Record set

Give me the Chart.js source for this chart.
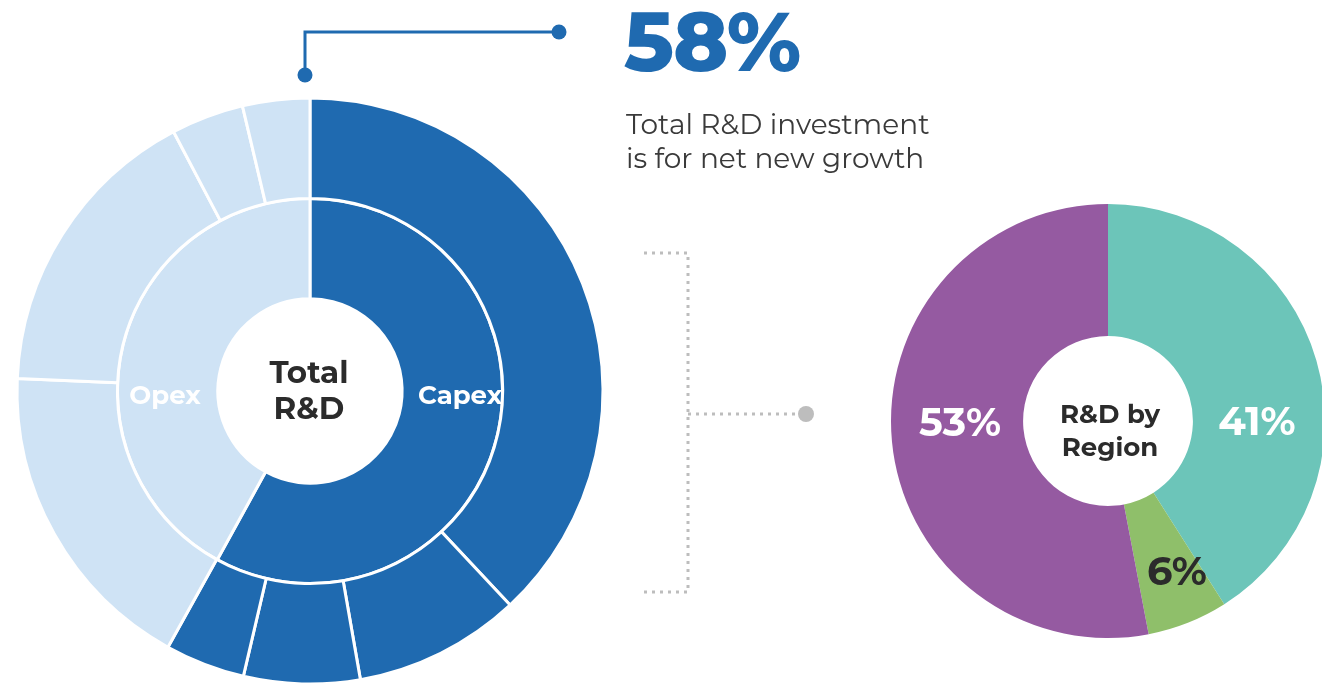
<!DOCTYPE html>
<html>
<head>
<meta charset="utf-8">
<script src="https://cdn.jsdelivr.net/npm/chart.js@4"></script>
<style>
  html, body { margin: 0; padding: 0; background: #fff; overflow: hidden; }
  #page { position: relative; width: 1322px; height: 685px; font-family: "Montserrat", "Open Sans", sans-serif; }
  .box { position: absolute; }
  .lbl { position: absolute; transform: translate(-50%, -50%); line-height: 1; font-weight: 700; white-space: nowrap; text-align: center; }
  svg { position: absolute; left: 0; top: 0; }
</style>
</head>
<body>
<div id="page">
  <div class="box" style="left:0px; top:81px; width:620px; height:620px;">
    <canvas id="rdChart" width="620" height="620"></canvas>
  </div>
  <div class="box" style="left:878px; top:191px; width:460px; height:460px;">
    <canvas id="regionChart" width="460" height="460"></canvas>
  </div>

  <svg width="1322" height="685">
    <polyline points="305,75 305,32 559,32" fill="none" stroke="#1f6ab0" stroke-width="3"/>
    <circle cx="305" cy="75" r="7.5" fill="#1f6ab0"/>
    <circle cx="559" cy="32" r="7.5" fill="#1f6ab0"/>
    <polyline points="644,253 688,253 688,592 644,592" fill="none" stroke="#bdbdbd" stroke-width="3" stroke-dasharray="3 5"/>
    <line x1="688" y1="414" x2="800" y2="414" stroke="#bdbdbd" stroke-width="3" stroke-dasharray="3 5"/>
    <circle cx="806" cy="414" r="8" fill="#bdbdbd"/>
  </svg>

  <div class="lbl" style="left:712px; top:41px; font-size:83px; font-weight:800; color:#1f6ab0; letter-spacing:-1px;">58%</div>
  <div style="position:absolute; left:626px; top:107px; font-size:28px; line-height:34px; color:#3a3a3a;">Total R&amp;D investment<br>is for net new growth</div>

  <div class="lbl" style="left:309px; top:372px; font-size:31px; color:#2b2b2b;">Total</div>
  <div class="lbl" style="left:309px; top:408px; font-size:31px; color:#2b2b2b;">R&amp;D</div>
  <div class="lbl" style="left:165px; top:395px; font-size:26px; color:#fff;">Opex</div>
  <div class="lbl" style="left:460px; top:395px; font-size:26px; color:#fff;">Capex</div>

  <div class="lbl" style="left:1110px; top:414px; font-size:26px; color:#2b2b2b;">R&amp;D by</div>
  <div class="lbl" style="left:1110px; top:447px; font-size:26px; color:#2b2b2b;">Region</div>
  <div class="lbl" style="left:1257px; top:421px; font-size:40px; color:#fff;">41%</div>
  <div class="lbl" style="left:960px; top:422px; font-size:40px; color:#fff;">53%</div>
  <div class="lbl" style="left:1177px; top:571px; font-size:40px; color:#2b2b2b;">6%</div>
</div>

<script>
// inner ring: Capex / Opex split
var innerLabels = ["Capex", "Opex"];
var innerValues = [58, 42];

// outer ring: breakdown of each (first four Capex, last four Opex)
var outerGroups = ["Capex", "Capex", "Capex", "Capex", "Opex", "Opex", "Opex", "Opex"];
var outerValues = [38, 9.2, 6.4, 4.4, 17.6, 16.6, 4.0, 3.7];

// R&D by region
var regionLabels = ["Region A", "Region B", "Region C"];
var regionValues = [41, 6, 53];

var dark = "#1f6ab0";
var light = "#cfe3f5";

var outerColors = [];
for (var i = 0; i < outerGroups.length; i++) {
  outerColors.push(outerGroups[i] == "Capex" ? dark : light);
}

var ctx = document.getElementById("rdChart");
var rdChart = new Chart(ctx, {
  type: 'doughnut',
  data: {
    labels: outerGroups,
    datasets: [{
      data: outerValues,
      backgroundColor: outerColors,
      borderColor: "#ffffff",
      borderWidth: 3
    }, {
      data: innerValues,
      backgroundColor: [dark, light],
      borderColor: "#ffffff",
      borderWidth: 3
    }]
  },
  options: {
    responsive: false,
    animation: false,
    radius: 293,
    cutout: 97,
    plugins: { legend: { display: false }, tooltip: { enabled: false } }
  }
});

var ctx2 = document.getElementById("regionChart");
var regionChart = new Chart(ctx2, {
  type: 'doughnut',
  data: {
    labels: regionLabels,
    datasets: [{
      data: regionValues,
      backgroundColor: ["#6cc5b9", "#8fbf6a", "#955aa1"],
      borderWidth: 0
    }]
  },
  options: {
    responsive: false,
    animation: false,
    radius: 217,
    cutout: 90,
    plugins: { legend: { display: false }, tooltip: { enabled: false } }
  }
});
</script>
</body>
</html>
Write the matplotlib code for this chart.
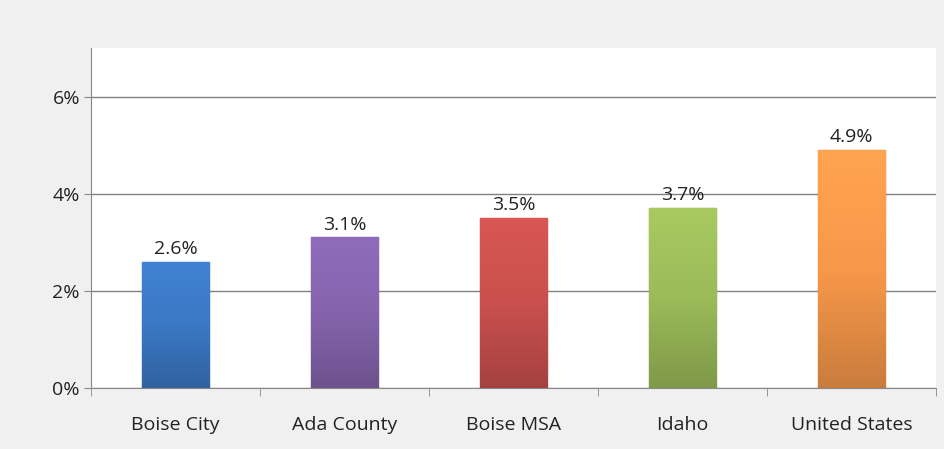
import matplotlib.pyplot as plt
import numpy as np
from matplotlib.colors import to_rgb, LinearSegmentedColormap

# Data
categories = ["Boise City", "Ada County", "Boise MSA", "Idaho", "United States"]
values = [2.6, 3.1, 3.5, 3.7, 4.9]
labels = ["2.6%", "3.1%", "3.5%", "3.7%", "4.9%"]
colors = ["#3b78c4", "#8564ad", "#c9504e", "#9bbb59", "#f7984a"]
yticks = [0, 2, 4, 6]

plt.rcParams['font.family'] = ['Open Sans', 'DejaVu Sans']

fig = plt.figure(figsize=(9.44, 4.49), dpi=100)
fig.patch.set_facecolor('#f0f0f0')
ax = fig.add_axes([0.0964, 0.1359, 0.8951, 0.7572])
ax.set_facecolor('white')

x = np.arange(len(categories))
bars = ax.bar(x, values, width=0.4, color=colors, edgecolor='none', zorder=3)

# soft vertical shading on each bar
for b, c in zip(bars, colors):
    r, g, bl = to_rgb(c)
    light = (min(r * 1.08, 1), min(g * 1.08, 1), min(bl * 1.08, 1))
    dark = (r * 0.82, g * 0.82, bl * 0.82)
    cmap = LinearSegmentedColormap.from_list("g", [dark, c, light])
    grad = np.linspace(0, 1, 100).reshape(-1, 1)
    bx, by = b.get_x(), b.get_y()
    im = ax.imshow(grad, cmap=cmap, aspect='auto', origin='lower',
                   extent=(bx, bx + b.get_width(), by, by + b.get_height()), zorder=3)
    im.set_clip_path(b)
    b.set_edgecolor(dark)
    b.set_linewidth(1.0)

for xi, v, lab in zip(x, values, labels):
    ax.text(xi, v + 0.08, lab, ha='center', va='bottom', fontsize=14, color='#222222', zorder=4)

ax.set_xlim(-0.5, len(categories) - 0.5)
ax.set_ylim(0, 7)
ax.set_yticks(yticks)
ax.set_yticklabels([f"{t}%" for t in yticks], fontsize=14, color='#222222')
ax.set_xticks(x)
ax.set_xticklabels(categories, fontsize=14, color='#222222')
ax.tick_params(axis='x', length=0, pad=20)
ax.tick_params(axis='y', length=5, color='#888888', pad=3, direction='out')

# category separators on the x axis
ax.set_xticks(np.arange(-0.5, len(categories)), minor=True)
ax.tick_params(axis='x', which='minor', length=6, color='#888888', direction='out')

ax.grid(axis='y', color='#808080', linewidth=1.0, zorder=0)
ax.set_axisbelow(True)
for s in ['top', 'right']:
    ax.spines[s].set_visible(False)
ax.spines['left'].set_color('#888888')
ax.spines['bottom'].set_color('#888888')

fig.savefig('out.png', dpi=100, facecolor=fig.get_facecolor())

What the task requires
Repeat the material above in full and exactly, omitting the pictures.

Reply
Give me the Chart.js source for this chart.
<!DOCTYPE html>
<html>
<head>
<meta charset="utf-8">
<script src="https://cdn.jsdelivr.net/npm/chart.js@4"></script>
<style>
  html, body { margin: 0; padding: 0; background: #fff; overflow: hidden; }
  #page { position: relative; width: 1322px; height: 685px; font-family: "Montserrat", "Open Sans", sans-serif; }
  .box { position: absolute; }
  .lbl { position: absolute; transform: translate(-50%, -50%); line-height: 1; font-weight: 700; white-space: nowrap; text-align: center; }
  svg { position: absolute; left: 0; top: 0; }
</style>
</head>
<body>
<div id="page">
  <div class="box" style="left:0px; top:81px; width:620px; height:620px;">
    <canvas id="rdChart" width="620" height="620"></canvas>
  </div>
  <div class="box" style="left:878px; top:191px; width:460px; height:460px;">
    <canvas id="regionChart" width="460" height="460"></canvas>
  </div>

  <svg width="1322" height="685">
    <polyline points="305,75 305,32 559,32" fill="none" stroke="#1f6ab0" stroke-width="3"/>
    <circle cx="305" cy="75" r="7.5" fill="#1f6ab0"/>
    <circle cx="559" cy="32" r="7.5" fill="#1f6ab0"/>
    <polyline points="644,253 688,253 688,592 644,592" fill="none" stroke="#bdbdbd" stroke-width="3" stroke-dasharray="3 5"/>
    <line x1="688" y1="414" x2="800" y2="414" stroke="#bdbdbd" stroke-width="3" stroke-dasharray="3 5"/>
    <circle cx="806" cy="414" r="8" fill="#bdbdbd"/>
  </svg>

  <div class="lbl" style="left:712px; top:41px; font-size:83px; font-weight:800; color:#1f6ab0; letter-spacing:-1px;">58%</div>
  <div style="position:absolute; left:626px; top:107px; font-size:28px; line-height:34px; color:#3a3a3a;">Total R&amp;D investment<br>is for net new growth</div>

  <div class="lbl" style="left:309px; top:372px; font-size:31px; color:#2b2b2b;">Total</div>
  <div class="lbl" style="left:309px; top:408px; font-size:31px; color:#2b2b2b;">R&amp;D</div>
  <div class="lbl" style="left:165px; top:395px; font-size:26px; color:#fff;">Opex</div>
  <div class="lbl" style="left:460px; top:395px; font-size:26px; color:#fff;">Capex</div>

  <div class="lbl" style="left:1110px; top:414px; font-size:26px; color:#2b2b2b;">R&amp;D by</div>
  <div class="lbl" style="left:1110px; top:447px; font-size:26px; color:#2b2b2b;">Region</div>
  <div class="lbl" style="left:1257px; top:421px; font-size:40px; color:#fff;">41%</div>
  <div class="lbl" style="left:960px; top:422px; font-size:40px; color:#fff;">53%</div>
  <div class="lbl" style="left:1177px; top:571px; font-size:40px; color:#2b2b2b;">6%</div>
</div>

<script>
// inner ring: Capex / Opex split
var innerLabels = ["Capex", "Opex"];
var innerValues = [58, 42];

// outer ring: breakdown of each (first four Capex, last four Opex)
var outerGroups = ["Capex", "Capex", "Capex", "Capex", "Opex", "Opex", "Opex", "Opex"];
var outerValues = [38, 9.2, 6.4, 4.4, 17.6, 16.6, 4.0, 3.7];

// R&D by region
var regionLabels = ["Region A", "Region B", "Region C"];
var regionValues = [41, 6, 53];

var dark = "#1f6ab0";
var light = "#cfe3f5";

var outerColors = [];
for (var i = 0; i < outerGroups.length; i++) {
  outerColors.push(outerGroups[i] == "Capex" ? dark : light);
}

var ctx = document.getElementById("rdChart");
var rdChart = new Chart(ctx, {
  type: 'doughnut',
  data: {
    labels: outerGroups,
    datasets: [{
      data: outerValues,
      backgroundColor: outerColors,
      borderColor: "#ffffff",
      borderWidth: 3
    }, {
      data: innerValues,
      backgroundColor: [dark, light],
      borderColor: "#ffffff",
      borderWidth: 3
    }]
  },
  options: {
    responsive: false,
    animation: false,
    radius: 293,
    cutout: 97,
    plugins: { legend: { display: false }, tooltip: { enabled: false } }
  }
});

var ctx2 = document.getElementById("regionChart");
var regionChart = new Chart(ctx2, {
  type: 'doughnut',
  data: {
    labels: regionLabels,
    datasets: [{
      data: regionValues,
      backgroundColor: ["#6cc5b9", "#8fbf6a", "#955aa1"],
      borderWidth: 0
    }]
  },
  options: {
    responsive: false,
    animation: false,
    radius: 217,
    cutout: 90,
    plugins: { legend: { display: false }, tooltip: { enabled: false } }
  }
});
</script>
</body>
</html>
Write the matplotlib code for this chart.
import matplotlib.pyplot as plt
import numpy as np
from matplotlib.colors import to_rgb, LinearSegmentedColormap

# Data
categories = ["Boise City", "Ada County", "Boise MSA", "Idaho", "United States"]
values = [2.6, 3.1, 3.5, 3.7, 4.9]
labels = ["2.6%", "3.1%", "3.5%", "3.7%", "4.9%"]
colors = ["#3b78c4", "#8564ad", "#c9504e", "#9bbb59", "#f7984a"]
yticks = [0, 2, 4, 6]

plt.rcParams['font.family'] = ['Open Sans', 'DejaVu Sans']

fig = plt.figure(figsize=(9.44, 4.49), dpi=100)
fig.patch.set_facecolor('#f0f0f0')
ax = fig.add_axes([0.0964, 0.1359, 0.8951, 0.7572])
ax.set_facecolor('white')

x = np.arange(len(categories))
bars = ax.bar(x, values, width=0.4, color=colors, edgecolor='none', zorder=3)

# soft vertical shading on each bar
for b, c in zip(bars, colors):
    r, g, bl = to_rgb(c)
    light = (min(r * 1.08, 1), min(g * 1.08, 1), min(bl * 1.08, 1))
    dark = (r * 0.82, g * 0.82, bl * 0.82)
    cmap = LinearSegmentedColormap.from_list("g", [dark, c, light])
    grad = np.linspace(0, 1, 100).reshape(-1, 1)
    bx, by = b.get_x(), b.get_y()
    im = ax.imshow(grad, cmap=cmap, aspect='auto', origin='lower',
                   extent=(bx, bx + b.get_width(), by, by + b.get_height()), zorder=3)
    im.set_clip_path(b)
    b.set_edgecolor(dark)
    b.set_linewidth(1.0)

for xi, v, lab in zip(x, values, labels):
    ax.text(xi, v + 0.08, lab, ha='center', va='bottom', fontsize=14, color='#222222', zorder=4)

ax.set_xlim(-0.5, len(categories) - 0.5)
ax.set_ylim(0, 7)
ax.set_yticks(yticks)
ax.set_yticklabels([f"{t}%" for t in yticks], fontsize=14, color='#222222')
ax.set_xticks(x)
ax.set_xticklabels(categories, fontsize=14, color='#222222')
ax.tick_params(axis='x', length=0, pad=20)
ax.tick_params(axis='y', length=5, color='#888888', pad=3, direction='out')

# category separators on the x axis
ax.set_xticks(np.arange(-0.5, len(categories)), minor=True)
ax.tick_params(axis='x', which='minor', length=6, color='#888888', direction='out')

ax.grid(axis='y', color='#808080', linewidth=1.0, zorder=0)
ax.set_axisbelow(True)
for s in ['top', 'right']:
    ax.spines[s].set_visible(False)
ax.spines['left'].set_color('#888888')
ax.spines['bottom'].set_color('#888888')

fig.savefig('out.png', dpi=100, facecolor=fig.get_facecolor())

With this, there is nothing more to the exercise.